Wow, Pearl, I know how you feel. I'm not where you are, but W is showing signs of life. And big part of me is actually disappointed. When I was dark, and she wasn't making any attempt to see me, then it sucked, but I could focus on buttoning things up and moving on.
Then they do THIS crap - and you wonder if they are sincere, or if the OM/OW broke up with them, or if they are just feeling guilty, and if they come back, it'll fade.
As far as your situation, it's obvious that xBF made some pretty major concessions - admitted to being wrong - etc. I'm guessing there is a part of him that holds you partially responsible for the problems, so maybe he is fighting his pride a little too?
I used to think about what I did wrong in my R, and then I would remember what W did, and I would get a little miffed.

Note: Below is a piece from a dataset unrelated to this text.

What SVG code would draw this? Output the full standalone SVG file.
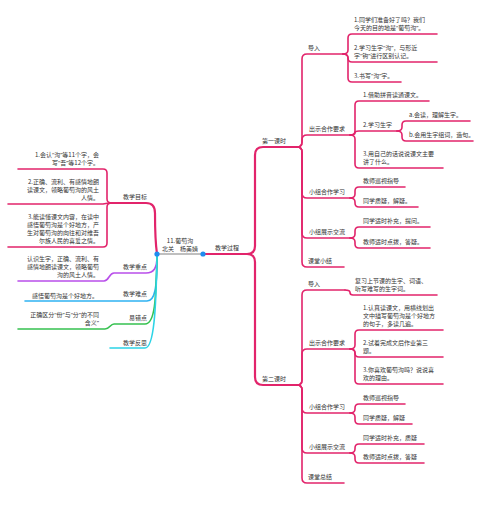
<svg xmlns="http://www.w3.org/2000/svg" width="501" height="510" viewBox="0 0 501 510">
<style>
text{font-family:"Noto Sans CJK SC","Noto Sans",sans-serif;font-size:6px;fill:#333}
.q{font-family:"Noto Sans","DejaVu Sans",sans-serif}
.e{text-anchor:end}
.m{text-anchor:middle}
path{fill:none;stroke-linecap:round;stroke-linejoin:round}
.p{stroke:#E2246B;stroke-width:1.6}
.pt{stroke:#E2246B;stroke-width:2.2}
.pu{stroke:#B94FEA;stroke-width:1.6}
.sb{stroke:#2FB2F2;stroke-width:1.6}
.gr{stroke:#36C150;stroke-width:1.6}
.cy{stroke:#2DD4E6;stroke-width:1.6}
.dot{fill:#1E8CF0}
</style>
<rect width="501" height="510" fill="#fff"/>
<g id="connectors">
<path d="M157,254 L203,254" style="stroke:#ABABAB;stroke-width:1.6"/>
<path class="pt" d="M203,254 L247,254 Q255,254 255,246 L255,155 Q255,147 263,147 L297,147"/>
<path class="pt" d="M247,254 Q255,254 255,262 L255,377 Q255,385 263,385 L297,385"/>
<path class="p" d="M297,147 Q302,147 302,142 L302,59 Q302,54 307,54 L343,54"/>
<path class="p" d="M297,147 Q302,147 302,142 L302,140 Q302,135 307,135 L350,135"/>
<path class="p" d="M297,147 Q302,147 302,152 L302,193 Q302,198 307,198 L350,198"/>
<path class="p" d="M297,147 Q302,147 302,152 L302,233 Q302,238 307,238 L350,238"/>
<path class="p" d="M297,147 Q302,147 302,152 L302,262 Q302,267 307,267 L344,267"/>
<path class="p" d="M343,54 Q348,54 348,50 L348,38 Q348,34 352,34 L437,34"/>
<path class="p" d="M343,54 Q348,54 348,58 Q348,62 352,62 L437,62"/>
<path class="p" d="M343,54 Q348,54 348,58 L348,78 Q348,82 352,82 L401,82"/>
<path class="p" d="M350,135 Q355,135 355,131 L355,105 Q355,101 359,101 L429,101"/>
<path class="p" d="M350,135 Q355,135 355,133 Q355,131 359,131 L397,131"/>
<path class="p" d="M350,135 Q355,135 355,139 L355,164 Q355,168 359,168 L443,168"/>
<path class="p" d="M397,131 Q402,131 402,127 L402,125 Q402,121 406,121 L470,121"/>
<path class="p" d="M397,131 Q402,131 402,135 L402,137 Q402,141 406,141 L473,141"/>
<path class="p" d="M350,198 Q355,198 355,194 L355,191 Q355,187 359,187 L405,187"/>
<path class="p" d="M350,198 Q355,198 355,202 L355,203 Q355,207 359,207 L418,207"/>
<path class="p" d="M350,238 Q355,238 355,234 L355,231 Q355,227 359,227 L430,227"/>
<path class="p" d="M350,238 Q355,238 355,242 L355,244 Q355,248 359,248 L430,248"/>
<path class="p" d="M297,385 Q302,385 302,380 L302,295 Q302,290 307,290 L345,290"/>
<path class="p" d="M297,385 Q302,385 302,380 L302,354 Q302,349 307,349 L350,349"/>
<path class="p" d="M297,385 Q302,385 302,390 L302,408 Q302,413 307,413 L350,413"/>
<path class="p" d="M297,385 Q302,385 302,390 L302,448 Q302,453 307,453 L350,453"/>
<path class="p" d="M297,385 Q302,385 302,390 L302,478 Q302,483 307,483 L344,483"/>
<path class="p" d="M345,290 Q350,290 350,292.5 Q350,295 353,295 L437,295"/>
<path class="p" d="M350,349 Q355,349 355,345 L355,334 Q355,330 359,330 L443,330"/>
<path class="p" d="M350,349 Q355,349 355,353 Q355,357 359,357 L443,357"/>
<path class="p" d="M350,349 Q355,349 355,353 L355,380 Q355,384 359,384 L443,384"/>
<path class="p" d="M350,413 Q355,413 355,409 L355,408 Q355,404 359,404 L405,404"/>
<path class="p" d="M350,413 Q355,413 355,417 L355,420 Q355,424 359,424 L412,424"/>
<path class="p" d="M350,453 Q355,453 355,449 L355,448 Q355,444 359,444 L424,444"/>
<path class="p" d="M350,453 Q355,453 355,457 L355,459 Q355,463 359,463 L424,463"/>
<path class="pt" d="M157,254 Q155,240 155,213 Q155,203 146,203 L112,203"/>
<path class="p" d="M112,203 Q107,203 107,199 L107,173 Q107,169 103,169 L18,169"/>
<path class="p" d="M112,203 Q107,203 103,204 L8,204"/>
<path class="p" d="M112,203 Q107,203 107,207 L107,243 Q107,247 103,247 L8,247"/>
<path class="pu" d="M157,256 C157,268 154,273 146,273 L114,273 C109,273 109,281 104,281 L18,281"/>
<path class="sb" d="M157,256 C157,288 155,301 147,301 L25,301"/>
<path class="gr" d="M157,256 C156,300 155,324 145,324 L114,324 C110,324 110,329 105,329 L18,329"/>
<path class="cy" d="M157,256 C156,310 154,348 145,348 L110,348"/>
</g>
<g id="root">
<circle class="dot" cx="157" cy="254" r="2.6"/>
<circle class="dot" cx="203" cy="254" r="2.6"/>
<text class="m" x="180" y="243">11.葡萄沟</text>
<text x="162" y="251">北关</text>
<text x="180" y="251">杨美婧</text>
</g>
<g id="n-process"><text x="215" y="250">教学过程</text></g>
<g id="n-lesson1"><text x="262" y="143">第一课时</text></g>
<g id="n-lesson2"><text x="262" y="381">第二课时</text></g>
<g id="n-l1-intro"><text x="308" y="50">导入</text></g>
<g id="n-l1-intro-1"><text x="354" y="22">1.同学们准备好了吗？我们</text><text x="354" y="30">今天的目的地是<tspan class="q">“</tspan>葡萄沟<tspan class="q">”</tspan>。</text></g>
<g id="n-l1-intro-2"><text x="354" y="50">2.学习生字<tspan class="q">“</tspan>沟<tspan class="q">”</tspan>，与形近</text><text x="354" y="58">字<tspan class="q">“</tspan>钩<tspan class="q">”</tspan>进行区别认记。</text></g>
<g id="n-l1-intro-3"><text x="354" y="78">3.书写<tspan class="q">“</tspan>沟<tspan class="q">”</tspan>字。</text></g>
<g id="n-l1-req"><text x="309" y="131">出示合作要求</text></g>
<g id="n-l1-req-1"><text x="363" y="97">1.借助拼音读通课文。</text></g>
<g id="n-l1-req-2"><text x="363" y="127">2.学习生字</text></g>
<g id="n-l1-req-2a"><text x="409" y="117">a.会读，理解生字。</text></g>
<g id="n-l1-req-2b"><text x="409" y="137">b.会用生字组词，造句。</text></g>
<g id="n-l1-req-3"><text x="363" y="156">3.用自己的话说说课文主要</text><text x="363" y="164">讲了什么。</text></g>
<g id="n-l1-coop"><text x="309" y="194">小组合作学习</text></g>
<g id="n-l1-coop-1"><text x="363" y="183">教师巡视指导</text></g>
<g id="n-l1-coop-2"><text x="363" y="203">同学质疑，解疑。</text></g>
<g id="n-l1-show"><text x="309" y="234">小组展示交流</text></g>
<g id="n-l1-show-1"><text x="363" y="223">同学适时补充，提问。</text></g>
<g id="n-l1-show-2"><text x="363" y="244">教师适时点拨，答疑。</text></g>
<g id="n-l1-sum"><text x="308" y="263">课堂小结</text></g>
<g id="n-l2-intro"><text x="308" y="286">导入</text></g>
<g id="n-l2-intro-1"><text x="355" y="283">复习上节课的生字、词语、</text><text x="355" y="291">听写难写的生字词。</text></g>
<g id="n-l2-req"><text x="309" y="345">出示合作要求</text></g>
<g id="n-l2-req-1"><text x="363" y="310">1.认真读课文，用横线划出</text><text x="363" y="318">文中描写葡萄沟是个好地方</text><text x="363" y="326">的句子，多读几遍。</text></g>
<g id="n-l2-req-2"><text x="363" y="345">2.试着完成文后作业第三</text><text x="363" y="353">题。</text></g>
<g id="n-l2-req-3"><text x="363" y="372">3.你喜欢葡萄沟吗？说说喜</text><text x="363" y="380">欢的理由。</text></g>
<g id="n-l2-coop"><text x="309" y="409">小组合作学习</text></g>
<g id="n-l2-coop-1"><text x="363" y="400">教师巡视指导</text></g>
<g id="n-l2-coop-2"><text x="363" y="420">同学质疑，解疑</text></g>
<g id="n-l2-show"><text x="309" y="449">小组展示交流</text></g>
<g id="n-l2-show-1"><text x="363" y="440">同学适时补充，质疑</text></g>
<g id="n-l2-show-2"><text x="363" y="459">教师适时点拨，答疑</text></g>
<g id="n-l2-sum"><text x="308" y="479">课堂总结</text></g>
<g id="n-goal"><text class="e" x="147" y="199">教学目标</text></g>
<g id="n-goal-1"><text class="e" x="99" y="157">1.会认<tspan class="q">“</tspan>沟<tspan class="q">”</tspan>等11个字，会</text><text class="e" x="99" y="165">写<tspan class="q">“</tspan>吾<tspan class="q">”</tspan>等12个字。</text></g>
<g id="n-goal-2"><text class="e" x="99" y="184">2.正确、流利、有感情地朗</text><text class="e" x="99" y="192">读课文，领略葡萄沟的风土</text><text class="e" x="99" y="200">人情。</text></g>
<g id="n-goal-3"><text class="e" x="99" y="219">3.能读懂课文内容，在读中</text><text class="e" x="99" y="227">感悟葡萄沟是个好地方，产</text><text class="e" x="99" y="235">生对葡萄沟的向往和对维吾</text><text class="e" x="99" y="243">尔族人民的喜爱之情。</text></g>
<g id="n-key"><text class="e" x="147" y="269">教学重点</text></g>
<g id="n-key-1"><text class="e" x="99" y="261">认识生字，正确、流利、有</text><text class="e" x="99" y="269">感情地朗读课文，领略葡萄</text><text class="e" x="99" y="277">沟的风土人情。</text></g>
<g id="n-hard"><text class="e" x="147" y="296">教学难点</text></g>
<g id="n-hard-1"><text class="e" x="98" y="298">感悟葡萄沟是个好地方。</text></g>
<g id="n-err"><text class="e" x="147" y="320">易错点</text></g>
<g id="n-err-1"><text class="e" x="99" y="317">正确区分<tspan class="q">“</tspan>份<tspan class="q">”</tspan>与<tspan class="q">“</tspan>分<tspan class="q">”</tspan>的不同</text><text class="e" x="99" y="325">含义<tspan class="q">”</tspan></text></g>
<g id="n-reflect"><text class="e" x="147" y="345">教学反思</text></g>
</svg>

So, anyway, if it were me, and in my heart I still had room, I would say something like this:
"Dear xBF, I really appreciated your letter. I know that we have been through a lot, and it means a lot to me that you would be willing to share very deep feelings with me.
I am not sure how I feel at this point, but I do know that I am not willing to consider any possible reconciliation while you are still with OW.
Thanks, Me"
If my W wanted to reconcile, my first requirement would be: "Do not contact OM in any way, shape, or form ever again. If there is a single text, phone call, or visit, it is over, and I walk immediately, no looking back."
See what he says - if he is a typical WAB (WalkAwayBoyfriend) then my guess would be that OW knows nothing about the letter. I'm hoping that he would be more sincere/genuine than that, but let's err on the side of caution.
But, first things first: is there room for him still in your heart?